After the much-anticipated and widely-disseminated story that US regulators were to convene on Monday to decide Ethereum’s future as either a security or a utility token, the price of ether has been on a steep ride which ended Monday when the meeting transpired to be fake news.
The crypto sector has been on tender hooks for months since the market capitalization grew to such a size last year that it forced regulators to take notice and any utterances from the Security and Exchange Commission (SEC) or Commodity Futures Trading Commission (CFTC) has a pronounced effect on prices.
The story first appeared in the Wall Street Journal on May 1 in which it reported that “regulators are examining whether other widely traded cryptocurrencies should be regulated as securities, according to people familiar with the matter… The inquiry includes a focus on ether.”
According to another of the Journal’s sources: “A working group of regulators including senior SEC and CFTC officials are scheduled to discuss the matter on May 7″. However, there was no mention of the meeting on the calendar of either body’s website.
The story gathered momentum and credibility across the crypto news media and while the price of ether rallied for several days from May 1, the day the rumor was first published in the WSJ, the nerves of traders appeared to get the better of them as the supposed day of reckoning came closer.
However, with May 7th now history and no announcements or confirmation of a meeting from either agency, there has been some finger-pointing and conjecture as to why the WSJ published such inaccurate details. Technology maverick John McAfee has been characteristically blunt: “The SEC made us fear Ethereum because Bitcoin was so obviously just a currency and out of their realm. They want to crush crypto, so the only way to scare us is to frown at Ethereum. The legal field is clear: Fish will ride bicycles before Ethereum could be called a security.”
Ripple faces class action around ICO
These discussions are no doubt taking place against a backdrop of crypto market scrutiny; Gary Gensler, a former CFTC chairman, said back in April that “there is a strong case that one or both of ETH and XRP are noncompliant securities.”
Ripple is also facing a class action law suit predicated on whether its ICO amounted to an unregistered security issuance. Lead plaintiff Ryan Coffey, who invested $1,690 at the ICO stage, is acting on behalf of all XRP holders and claims that Ripple created surplus XRP out of thin air for the sole purpose of promoting and manipulating the price of the coin when it was first sold to the public.
Coffey wants an admission from Ripple Labs and its CEO Bradley Garlinghouse that it sold unregistered securities, which would amount to full mea culpa.
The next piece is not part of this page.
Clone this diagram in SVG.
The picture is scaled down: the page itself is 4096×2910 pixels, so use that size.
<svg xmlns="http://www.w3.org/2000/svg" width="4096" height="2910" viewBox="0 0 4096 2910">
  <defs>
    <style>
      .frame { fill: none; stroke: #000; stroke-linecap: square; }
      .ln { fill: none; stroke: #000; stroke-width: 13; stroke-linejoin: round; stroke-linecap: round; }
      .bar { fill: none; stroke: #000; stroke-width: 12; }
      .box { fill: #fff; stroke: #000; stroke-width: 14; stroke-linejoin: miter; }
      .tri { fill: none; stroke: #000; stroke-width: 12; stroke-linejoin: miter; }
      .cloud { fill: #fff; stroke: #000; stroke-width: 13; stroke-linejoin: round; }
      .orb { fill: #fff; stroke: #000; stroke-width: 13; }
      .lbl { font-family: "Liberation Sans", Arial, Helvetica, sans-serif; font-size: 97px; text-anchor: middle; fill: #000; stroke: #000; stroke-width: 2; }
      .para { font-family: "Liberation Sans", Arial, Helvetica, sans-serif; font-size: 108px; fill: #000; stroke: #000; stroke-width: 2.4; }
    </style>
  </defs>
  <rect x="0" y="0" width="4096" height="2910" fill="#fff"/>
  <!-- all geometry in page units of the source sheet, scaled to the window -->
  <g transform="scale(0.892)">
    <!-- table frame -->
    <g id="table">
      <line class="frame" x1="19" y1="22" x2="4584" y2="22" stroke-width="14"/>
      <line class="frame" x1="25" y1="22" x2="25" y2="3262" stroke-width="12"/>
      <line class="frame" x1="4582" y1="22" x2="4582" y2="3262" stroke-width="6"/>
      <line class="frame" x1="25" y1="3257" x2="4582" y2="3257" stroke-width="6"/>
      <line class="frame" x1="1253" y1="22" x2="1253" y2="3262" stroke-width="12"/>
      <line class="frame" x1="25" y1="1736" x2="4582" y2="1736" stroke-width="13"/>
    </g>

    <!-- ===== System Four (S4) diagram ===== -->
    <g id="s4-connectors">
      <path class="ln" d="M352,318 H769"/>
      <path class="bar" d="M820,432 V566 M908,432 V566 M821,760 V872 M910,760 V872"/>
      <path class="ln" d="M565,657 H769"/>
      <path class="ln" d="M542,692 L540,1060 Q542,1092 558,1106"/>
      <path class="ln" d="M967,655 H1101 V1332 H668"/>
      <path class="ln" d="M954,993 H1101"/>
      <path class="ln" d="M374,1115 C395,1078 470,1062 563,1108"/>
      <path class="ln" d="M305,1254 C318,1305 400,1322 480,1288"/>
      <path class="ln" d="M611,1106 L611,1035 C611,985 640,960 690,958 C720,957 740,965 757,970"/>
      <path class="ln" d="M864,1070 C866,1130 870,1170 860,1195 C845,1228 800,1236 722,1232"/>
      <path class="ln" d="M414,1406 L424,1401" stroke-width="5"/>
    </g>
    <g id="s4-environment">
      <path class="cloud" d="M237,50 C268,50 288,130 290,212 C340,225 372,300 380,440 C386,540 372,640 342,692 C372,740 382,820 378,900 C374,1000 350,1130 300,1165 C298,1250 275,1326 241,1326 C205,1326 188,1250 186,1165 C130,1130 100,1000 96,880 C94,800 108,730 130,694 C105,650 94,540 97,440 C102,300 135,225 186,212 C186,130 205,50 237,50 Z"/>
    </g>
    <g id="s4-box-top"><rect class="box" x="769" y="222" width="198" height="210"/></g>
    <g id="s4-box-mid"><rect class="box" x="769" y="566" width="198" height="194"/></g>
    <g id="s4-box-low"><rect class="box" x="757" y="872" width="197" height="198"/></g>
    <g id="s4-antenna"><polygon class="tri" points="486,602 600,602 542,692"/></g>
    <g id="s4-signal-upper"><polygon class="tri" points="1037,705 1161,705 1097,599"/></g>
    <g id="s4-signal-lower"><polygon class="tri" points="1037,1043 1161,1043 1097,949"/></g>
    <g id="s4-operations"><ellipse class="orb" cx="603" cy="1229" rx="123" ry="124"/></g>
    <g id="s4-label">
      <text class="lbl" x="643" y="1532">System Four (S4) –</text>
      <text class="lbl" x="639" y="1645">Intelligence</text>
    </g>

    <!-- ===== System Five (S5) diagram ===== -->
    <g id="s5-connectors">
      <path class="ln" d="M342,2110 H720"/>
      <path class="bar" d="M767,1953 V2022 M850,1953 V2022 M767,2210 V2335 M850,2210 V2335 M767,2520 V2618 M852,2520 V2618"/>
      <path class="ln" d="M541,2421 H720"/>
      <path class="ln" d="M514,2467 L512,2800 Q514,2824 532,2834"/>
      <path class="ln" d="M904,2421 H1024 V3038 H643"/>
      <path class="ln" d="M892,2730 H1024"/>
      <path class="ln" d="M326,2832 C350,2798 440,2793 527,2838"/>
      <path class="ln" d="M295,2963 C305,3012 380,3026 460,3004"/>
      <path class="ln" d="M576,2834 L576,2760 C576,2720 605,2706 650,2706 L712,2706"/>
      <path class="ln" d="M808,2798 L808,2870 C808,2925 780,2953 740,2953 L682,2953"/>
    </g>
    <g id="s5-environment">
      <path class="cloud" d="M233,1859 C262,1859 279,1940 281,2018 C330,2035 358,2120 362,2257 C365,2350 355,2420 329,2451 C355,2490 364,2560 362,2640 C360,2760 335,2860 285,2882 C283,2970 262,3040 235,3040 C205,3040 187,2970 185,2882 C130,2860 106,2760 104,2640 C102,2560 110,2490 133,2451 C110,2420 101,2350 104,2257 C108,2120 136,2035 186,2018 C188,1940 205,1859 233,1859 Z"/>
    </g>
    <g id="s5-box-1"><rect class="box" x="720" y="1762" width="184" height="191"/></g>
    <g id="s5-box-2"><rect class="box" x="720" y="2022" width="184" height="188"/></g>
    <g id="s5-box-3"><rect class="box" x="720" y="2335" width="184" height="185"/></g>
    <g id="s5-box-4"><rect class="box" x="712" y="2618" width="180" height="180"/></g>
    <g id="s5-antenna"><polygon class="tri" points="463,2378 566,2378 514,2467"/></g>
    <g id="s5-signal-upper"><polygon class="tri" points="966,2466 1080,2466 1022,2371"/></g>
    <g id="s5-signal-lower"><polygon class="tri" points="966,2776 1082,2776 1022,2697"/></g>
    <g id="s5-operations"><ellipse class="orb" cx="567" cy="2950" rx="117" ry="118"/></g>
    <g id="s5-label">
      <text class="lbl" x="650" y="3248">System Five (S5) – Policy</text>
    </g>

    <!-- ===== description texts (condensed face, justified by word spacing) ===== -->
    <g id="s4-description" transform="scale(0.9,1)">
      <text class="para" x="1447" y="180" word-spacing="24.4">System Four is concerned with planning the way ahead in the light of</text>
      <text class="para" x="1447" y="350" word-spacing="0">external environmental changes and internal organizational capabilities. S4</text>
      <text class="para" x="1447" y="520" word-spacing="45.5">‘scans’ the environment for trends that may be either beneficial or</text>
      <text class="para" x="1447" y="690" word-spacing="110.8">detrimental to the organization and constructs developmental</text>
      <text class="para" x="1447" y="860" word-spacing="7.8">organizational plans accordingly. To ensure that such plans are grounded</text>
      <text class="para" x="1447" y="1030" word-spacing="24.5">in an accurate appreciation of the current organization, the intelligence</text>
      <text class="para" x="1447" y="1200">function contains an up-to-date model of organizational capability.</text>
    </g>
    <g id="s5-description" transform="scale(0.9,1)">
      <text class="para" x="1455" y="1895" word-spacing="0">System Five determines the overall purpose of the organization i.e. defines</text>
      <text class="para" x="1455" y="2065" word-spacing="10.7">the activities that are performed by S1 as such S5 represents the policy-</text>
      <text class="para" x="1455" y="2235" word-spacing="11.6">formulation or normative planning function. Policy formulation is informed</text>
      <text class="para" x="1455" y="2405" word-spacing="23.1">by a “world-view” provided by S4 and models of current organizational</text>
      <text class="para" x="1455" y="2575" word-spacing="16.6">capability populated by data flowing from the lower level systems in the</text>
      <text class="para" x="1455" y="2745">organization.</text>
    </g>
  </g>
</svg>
In both instances, Ripple and Ethereum will be evaluated pursuant to the famed Howey Test, which since 1933 has been used as a framework to discern whether a transaction is deemed an “investment contract” and thus considered a security. The test determines that a transaction is an investment contract if “a person invests his money in a common enterprise and is led to expect profits solely from the efforts of the promoter or a third party.”
The Ethereum Foundation is confident that its open-source project and the voluntary nature of its “workers” preclude it from being classified a security. Before regulators do come around to a ruling we can expect it to be long-deliberated because the foundation will have recourse to appeal any decision, which could start years of litigation. In the meantime, it looks like the confidence of crypto markets will continue to be whipsawed by any regulatory rumblings.